Before jumping into mood boards and logos, start with user research

  • What are users frustrated with? 
  • Where are drop-offs happening? 
  • What are the top support queries? 
  • How do users feel about your current interface? 

This insight informs everything from navigation hierarchy to component spacing, typography, and mobile layouts. 

🧠 Tip: Use heatmaps, feedback polls, and direct interviews before starting any visual redesign. 

✅ 2. Simplifying the Journey 

A rebrand is a chance to remove unnecessary friction

  • Can you reduce a 5-step form to 2? 
  • Can you clarify ambiguous CTAs? 
  • Can you remove visual clutter and increase white space? 

Modern users value ease and clarity more than visual tricks. 
Let your UI reflect that. 

✅ 3. Creating a Consistent Design Language 

Your new visual identity needs to be consistent across all touchpoints—desktop, mobile, app, and even email or social. 

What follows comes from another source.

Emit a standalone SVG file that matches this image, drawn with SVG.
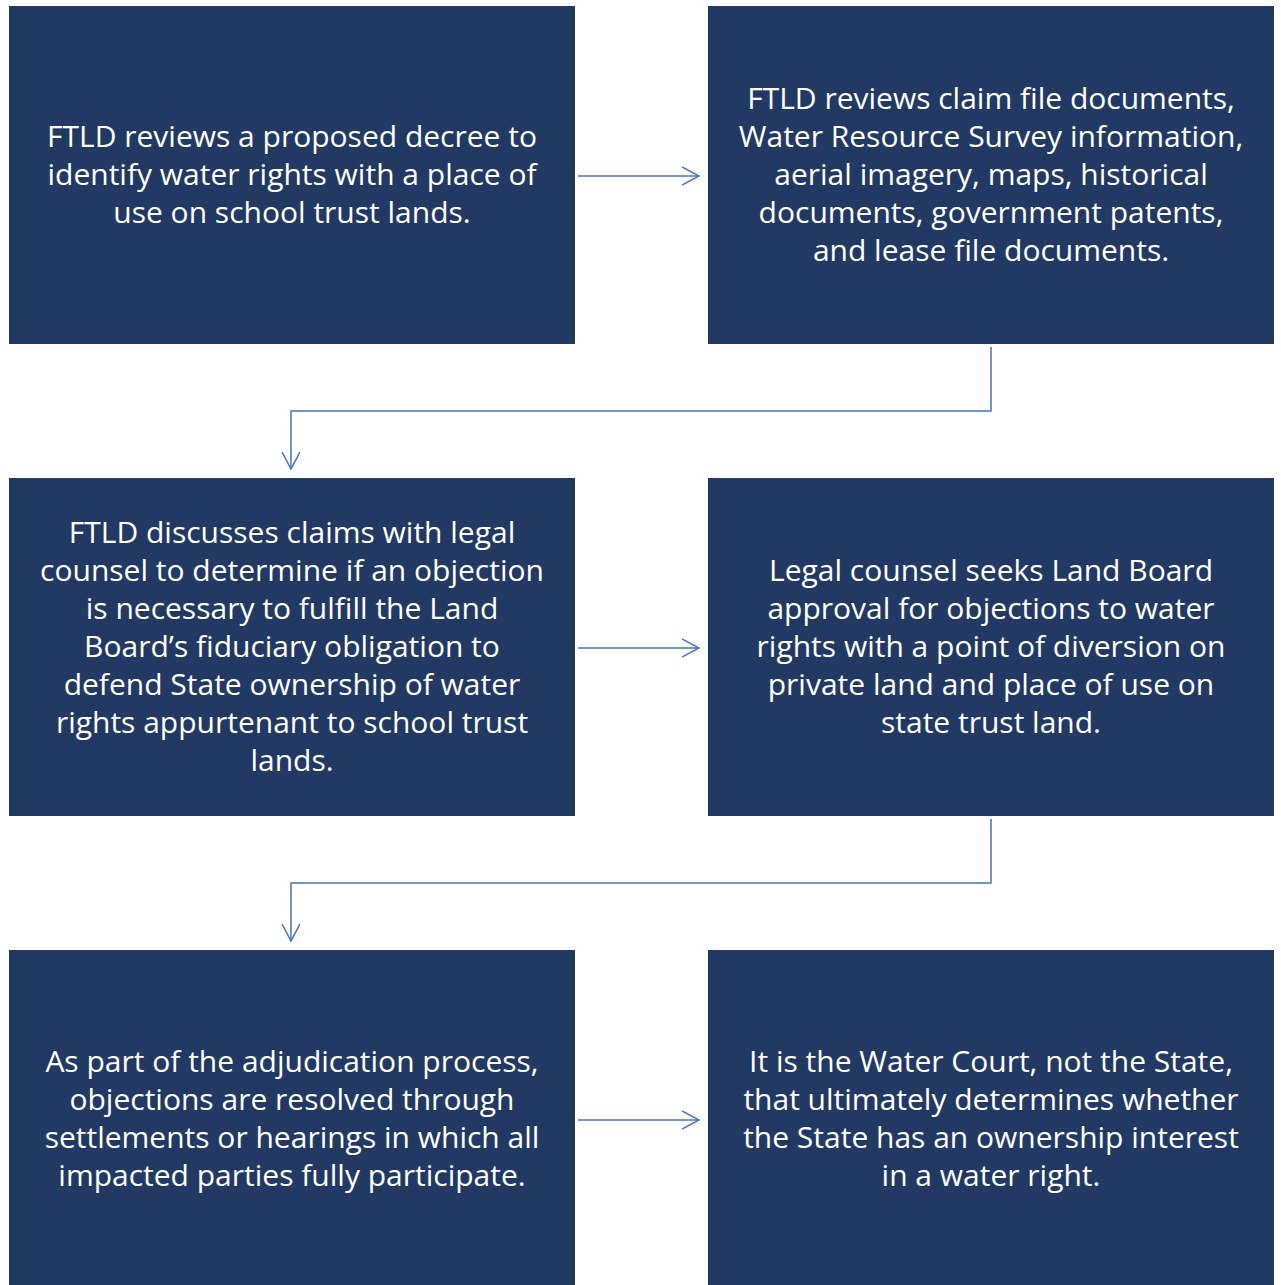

  • Use shared component libraries (e.g., design tokens, button styles, icon sets) 
  • Build or update your design system 
  • Define UI/UX standards for motion, spacing, error states, and accessibility 

🎨 Result: Users experience the brand as a cohesive whole, not a patched-together platform. 

✅ 4. Prioritizing Accessibility and Inclusivity 

A future-ready rebrand doesn’t just “look good”—it works for everyone. 

  • High contrast mode 
  • Scalable text and tappable buttons 
  • Keyboard navigability 
  • Alt-text and ARIA roles 

Accessibility isn’t optional. It’s part of ethical, responsible UX—and a trust-builder in a competitive market. 

✅ 5. Data-Driven Iteration Post-Launch 

Many brands rebrand and… stop. 

But great UX is never “done.” Once your new design is live: 

  • Monitor user behavior with analytics 
  • Compare old vs. new funnels 
  • Track sentiment via user feedback 
  • Run usability tests on new features and flows 

🔁 Iterate. Improve. Evolve—just like your users do. 

Real-World Example: Rebranding in Travel-Tech ✈️ 

A close-up of a handwritten note with the word "BRANDING" in orange, followed by a list of key components: Identity, Logo, Design, Strategy, and Marketing.

Imagine you’re running a hotel and flight booking website that’s been live for a few years. The old interface feels dated—crowded layouts, slow load times, and long multi-step booking flows.

You rebranded with: 

  • A lighter, mobile-first design system 
  • Simplified booking flows (3 steps instead of 7) 
  • A new color palette for emotional warmth and trust 
  • Icon-based filters for destinations, weather, visas, and activities 
  • “Member Deals” clearly shown throughout the flow 

Result: 
Not only did brand perception improve, but so did performance: lower bounce rate, longer time on site, and a 22% increase in completed bookings. 

Final Thoughts 💬 

Rebranding without UX is like redesigning a car without considering how it drives. 

A meaningful rebrand isn’t just about how your platform looks—it’s about how it feels, behaves, and supports your users

So before you update your logo or tweak your color scheme, ask this: 

“Does this serve who our users are becoming?”